Certainement pas avec la loi de finances qu’on nous propose aujourd’hui. Avec la baisse de 487 millions d'euros des variables d'ajustement* inscrite dans le texte, au moins 55% des communes verront leur DGF baisser en euros courants. Et en tenant compte d'une inflation qui s'élèvera au minimum à 2,5% - parce que les prix du "panier du maire" augmentent plus rapidement que ceux du panier de la ménagère - cette proportion sera plus importante. 2025 sera donc une année très difficile pour toutes les communes.
Vous faites donc toujours de la revalorisation de la DGF une condition de la réforme ?
Si la réforme consiste à "piquer" à ceux qui ont un tout petit peu - et qui vont passer en dessous de la ligne de flottaison - pour ne pas suffisamment compenser les autres, il n’y aura que des "perdants-perdants". Faire une réforme où tout le monde est perdant, c’est bien une idée digne d’un gouvernement tel que celui que nous connaissons.

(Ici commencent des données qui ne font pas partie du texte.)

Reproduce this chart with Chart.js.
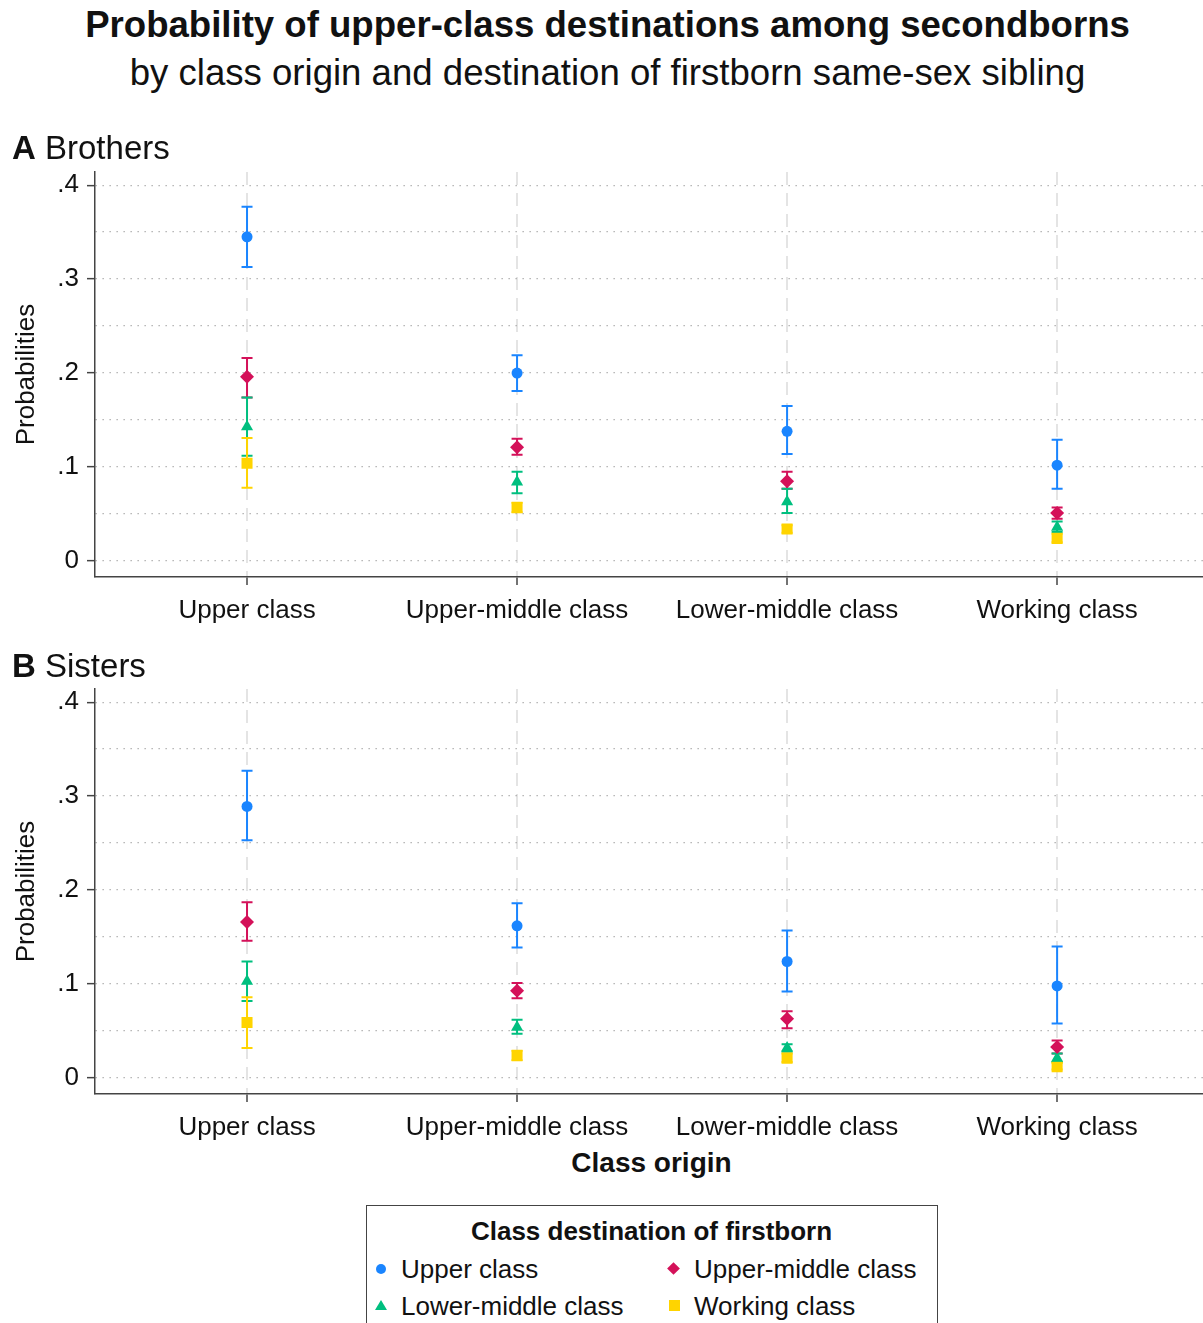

Avez-vous été saisi sur cette question par le gouvernement ?
Non. La dernière fois que j’ai vu des membres du gouvernement, c’est lorsque je les ai invités au CFL pour présenter la loi de finances, comme cela se fait tous les ans. Mais, je n’ai jamais été contacté par aucun membre du gouvernement depuis que ce dernier est en place.
Dans quelle disposition seront les maires, lors de ce congrès ?
Les maires ont un sentiment d’humiliation, d’injustice et donc, in fine, de colère. C’est ce que je ressens partout où je passe et David Lisnard [le président de l’AMF] me dit ressentir la même chose à chacune de ses rencontres avec des maires. Ce congrès sera donc celui de la colère.
*Au sein d'une enveloppe des concours financiers de l'État dont l'évolution est maîtrisée, les variables d'ajustement sont des dotations aux collectivités locales qui sont minorées pour permettre à d'autres dotations d'augmenter.